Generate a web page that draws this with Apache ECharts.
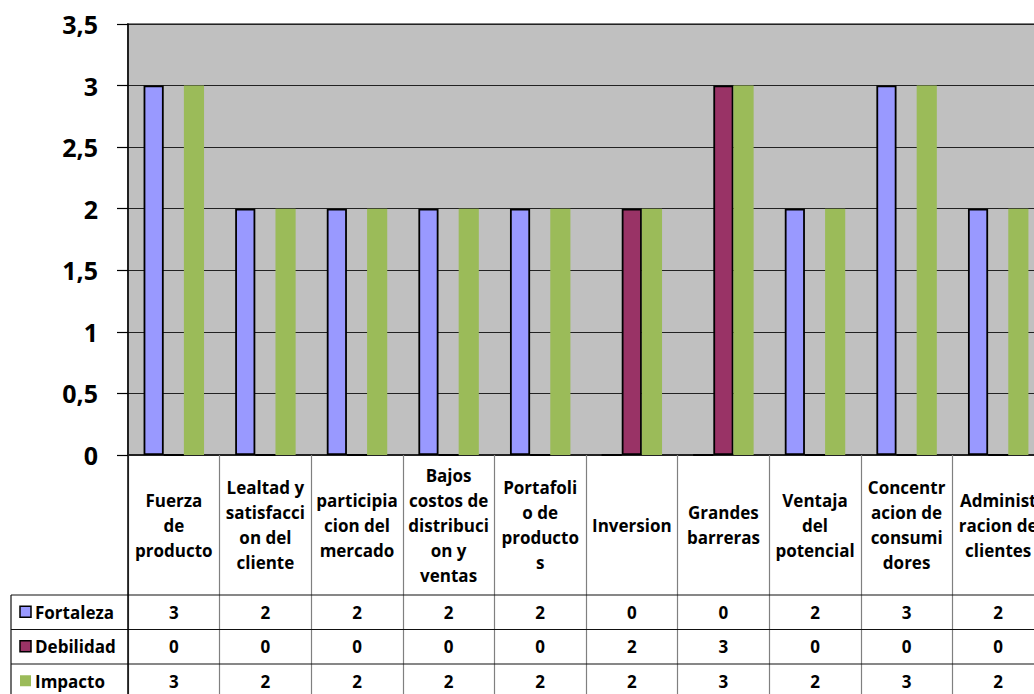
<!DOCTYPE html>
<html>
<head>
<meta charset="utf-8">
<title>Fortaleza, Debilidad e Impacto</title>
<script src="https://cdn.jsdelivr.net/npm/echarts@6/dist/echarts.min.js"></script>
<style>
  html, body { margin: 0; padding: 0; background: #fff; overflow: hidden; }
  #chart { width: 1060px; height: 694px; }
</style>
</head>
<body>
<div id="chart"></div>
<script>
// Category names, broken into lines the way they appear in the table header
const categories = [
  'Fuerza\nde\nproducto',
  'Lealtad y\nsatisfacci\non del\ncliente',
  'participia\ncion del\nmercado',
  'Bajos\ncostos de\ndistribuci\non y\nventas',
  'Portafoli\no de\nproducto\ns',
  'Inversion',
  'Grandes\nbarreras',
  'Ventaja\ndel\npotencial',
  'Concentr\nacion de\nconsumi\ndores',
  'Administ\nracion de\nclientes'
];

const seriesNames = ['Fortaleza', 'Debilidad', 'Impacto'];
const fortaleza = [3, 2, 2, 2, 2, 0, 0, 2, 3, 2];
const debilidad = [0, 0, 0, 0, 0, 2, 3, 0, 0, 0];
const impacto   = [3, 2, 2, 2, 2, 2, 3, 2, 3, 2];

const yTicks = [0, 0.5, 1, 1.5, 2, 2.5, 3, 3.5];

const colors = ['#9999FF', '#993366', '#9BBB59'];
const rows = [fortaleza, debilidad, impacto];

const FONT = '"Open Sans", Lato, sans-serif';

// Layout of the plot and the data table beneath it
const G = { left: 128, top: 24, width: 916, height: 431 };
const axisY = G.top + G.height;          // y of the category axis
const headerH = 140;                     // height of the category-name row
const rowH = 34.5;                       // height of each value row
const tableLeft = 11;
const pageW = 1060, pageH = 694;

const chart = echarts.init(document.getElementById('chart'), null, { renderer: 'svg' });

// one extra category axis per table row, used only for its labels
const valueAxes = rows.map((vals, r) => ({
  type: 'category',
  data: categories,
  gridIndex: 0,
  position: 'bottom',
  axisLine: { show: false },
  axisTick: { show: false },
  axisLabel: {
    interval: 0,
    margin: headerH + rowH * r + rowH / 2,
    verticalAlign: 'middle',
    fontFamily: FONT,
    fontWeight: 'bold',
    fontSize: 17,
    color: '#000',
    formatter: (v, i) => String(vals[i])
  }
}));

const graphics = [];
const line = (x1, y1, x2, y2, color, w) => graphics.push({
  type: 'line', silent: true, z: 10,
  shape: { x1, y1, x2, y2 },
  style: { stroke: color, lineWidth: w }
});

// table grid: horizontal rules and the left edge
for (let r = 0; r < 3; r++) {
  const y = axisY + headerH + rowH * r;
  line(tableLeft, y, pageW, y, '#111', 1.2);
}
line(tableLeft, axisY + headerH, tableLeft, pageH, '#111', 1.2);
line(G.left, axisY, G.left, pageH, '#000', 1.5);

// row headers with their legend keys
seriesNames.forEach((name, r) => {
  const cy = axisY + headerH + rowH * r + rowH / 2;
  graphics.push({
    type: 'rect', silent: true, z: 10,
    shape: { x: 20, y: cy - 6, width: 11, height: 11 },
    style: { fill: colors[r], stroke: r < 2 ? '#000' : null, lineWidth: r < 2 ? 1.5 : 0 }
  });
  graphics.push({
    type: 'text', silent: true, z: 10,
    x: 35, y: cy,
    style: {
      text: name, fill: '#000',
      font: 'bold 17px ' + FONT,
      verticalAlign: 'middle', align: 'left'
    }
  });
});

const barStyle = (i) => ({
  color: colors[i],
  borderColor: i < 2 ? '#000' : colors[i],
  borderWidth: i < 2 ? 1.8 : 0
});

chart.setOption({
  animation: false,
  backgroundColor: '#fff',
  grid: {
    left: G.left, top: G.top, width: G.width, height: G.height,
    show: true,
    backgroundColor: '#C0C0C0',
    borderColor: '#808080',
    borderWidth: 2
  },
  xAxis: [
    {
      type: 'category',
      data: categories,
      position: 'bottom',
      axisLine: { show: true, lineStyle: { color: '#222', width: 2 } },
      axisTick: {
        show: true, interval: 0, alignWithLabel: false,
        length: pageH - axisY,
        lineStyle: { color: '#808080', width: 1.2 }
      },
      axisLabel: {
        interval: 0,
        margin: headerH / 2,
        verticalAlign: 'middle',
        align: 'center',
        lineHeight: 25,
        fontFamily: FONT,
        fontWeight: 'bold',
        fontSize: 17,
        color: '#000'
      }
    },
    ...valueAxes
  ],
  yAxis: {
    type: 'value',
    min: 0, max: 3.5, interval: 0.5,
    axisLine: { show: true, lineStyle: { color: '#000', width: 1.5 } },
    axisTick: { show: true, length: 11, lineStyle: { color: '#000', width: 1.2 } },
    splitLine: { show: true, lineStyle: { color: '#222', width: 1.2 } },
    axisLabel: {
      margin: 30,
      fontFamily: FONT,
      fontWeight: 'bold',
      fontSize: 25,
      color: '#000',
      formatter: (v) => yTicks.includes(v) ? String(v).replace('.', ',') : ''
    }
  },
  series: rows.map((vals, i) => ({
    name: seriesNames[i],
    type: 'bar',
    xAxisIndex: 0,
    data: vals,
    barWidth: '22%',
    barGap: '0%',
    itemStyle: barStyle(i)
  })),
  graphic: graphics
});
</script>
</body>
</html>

Aim - Return the listing above unchanged, apart from dropping its pictures.

Output of the exercise -
Generate a web page that draws this with Apache ECharts.
<!DOCTYPE html>
<html>
<head>
<meta charset="utf-8">
<title>Fortaleza, Debilidad e Impacto</title>
<script src="https://cdn.jsdelivr.net/npm/echarts@6/dist/echarts.min.js"></script>
<style>
  html, body { margin: 0; padding: 0; background: #fff; overflow: hidden; }
  #chart { width: 1060px; height: 694px; }
</style>
</head>
<body>
<div id="chart"></div>
<script>
// Category names, broken into lines the way they appear in the table header
const categories = [
  'Fuerza\nde\nproducto',
  'Lealtad y\nsatisfacci\non del\ncliente',
  'participia\ncion del\nmercado',
  'Bajos\ncostos de\ndistribuci\non y\nventas',
  'Portafoli\no de\nproducto\ns',
  'Inversion',
  'Grandes\nbarreras',
  'Ventaja\ndel\npotencial',
  'Concentr\nacion de\nconsumi\ndores',
  'Administ\nracion de\nclientes'
];

const seriesNames = ['Fortaleza', 'Debilidad', 'Impacto'];
const fortaleza = [3, 2, 2, 2, 2, 0, 0, 2, 3, 2];
const debilidad = [0, 0, 0, 0, 0, 2, 3, 0, 0, 0];
const impacto   = [3, 2, 2, 2, 2, 2, 3, 2, 3, 2];

const yTicks = [0, 0.5, 1, 1.5, 2, 2.5, 3, 3.5];

const colors = ['#9999FF', '#993366', '#9BBB59'];
const rows = [fortaleza, debilidad, impacto];

const FONT = '"Open Sans", Lato, sans-serif';

// Layout of the plot and the data table beneath it
const G = { left: 128, top: 24, width: 916, height: 431 };
const axisY = G.top + G.height;          // y of the category axis
const headerH = 140;                     // height of the category-name row
const rowH = 34.5;                       // height of each value row
const tableLeft = 11;
const pageW = 1060, pageH = 694;

const chart = echarts.init(document.getElementById('chart'), null, { renderer: 'svg' });

// one extra category axis per table row, used only for its labels
const valueAxes = rows.map((vals, r) => ({
  type: 'category',
  data: categories,
  gridIndex: 0,
  position: 'bottom',
  axisLine: { show: false },
  axisTick: { show: false },
  axisLabel: {
    interval: 0,
    margin: headerH + rowH * r + rowH / 2,
    verticalAlign: 'middle',
    fontFamily: FONT,
    fontWeight: 'bold',
    fontSize: 17,
    color: '#000',
    formatter: (v, i) => String(vals[i])
  }
}));

const graphics = [];
const line = (x1, y1, x2, y2, color, w) => graphics.push({
  type: 'line', silent: true, z: 10,
  shape: { x1, y1, x2, y2 },
  style: { stroke: color, lineWidth: w }
});

// table grid: horizontal rules and the left edge
for (let r = 0; r < 3; r++) {
  const y = axisY + headerH + rowH * r;
  line(tableLeft, y, pageW, y, '#111', 1.2);
}
line(tableLeft, axisY + headerH, tableLeft, pageH, '#111', 1.2);
line(G.left, axisY, G.left, pageH, '#000', 1.5);

// row headers with their legend keys
seriesNames.forEach((name, r) => {
  const cy = axisY + headerH + rowH * r + rowH / 2;
  graphics.push({
    type: 'rect', silent: true, z: 10,
    shape: { x: 20, y: cy - 6, width: 11, height: 11 },
    style: { fill: colors[r], stroke: r < 2 ? '#000' : null, lineWidth: r < 2 ? 1.5 : 0 }
  });
  graphics.push({
    type: 'text', silent: true, z: 10,
    x: 35, y: cy,
    style: {
      text: name, fill: '#000',
      font: 'bold 17px ' + FONT,
      verticalAlign: 'middle', align: 'left'
    }
  });
});

const barStyle = (i) => ({
  color: colors[i],
  borderColor: i < 2 ? '#000' : colors[i],
  borderWidth: i < 2 ? 1.8 : 0
});

chart.setOption({
  animation: false,
  backgroundColor: '#fff',
  grid: {
    left: G.left, top: G.top, width: G.width, height: G.height,
    show: true,
    backgroundColor: '#C0C0C0',
    borderColor: '#808080',
    borderWidth: 2
  },
  xAxis: [
    {
      type: 'category',
      data: categories,
      position: 'bottom',
      axisLine: { show: true, lineStyle: { color: '#222', width: 2 } },
      axisTick: {
        show: true, interval: 0, alignWithLabel: false,
        length: pageH - axisY,
        lineStyle: { color: '#808080', width: 1.2 }
      },
      axisLabel: {
        interval: 0,
        margin: headerH / 2,
        verticalAlign: 'middle',
        align: 'center',
        lineHeight: 25,
        fontFamily: FONT,
        fontWeight: 'bold',
        fontSize: 17,
        color: '#000'
      }
    },
    ...valueAxes
  ],
  yAxis: {
    type: 'value',
    min: 0, max: 3.5, interval: 0.5,
    axisLine: { show: true, lineStyle: { color: '#000', width: 1.5 } },
    axisTick: { show: true, length: 11, lineStyle: { color: '#000', width: 1.2 } },
    splitLine: { show: true, lineStyle: { color: '#222', width: 1.2 } },
    axisLabel: {
      margin: 30,
      fontFamily: FONT,
      fontWeight: 'bold',
      fontSize: 25,
      color: '#000',
      formatter: (v) => yTicks.includes(v) ? String(v).replace('.', ',') : ''
    }
  },
  series: rows.map((vals, i) => ({
    name: seriesNames[i],
    type: 'bar',
    xAxisIndex: 0,
    data: vals,
    barWidth: '22%',
    barGap: '0%',
    itemStyle: barStyle(i)
  })),
  graphic: graphics
});
</script>
</body>
</html>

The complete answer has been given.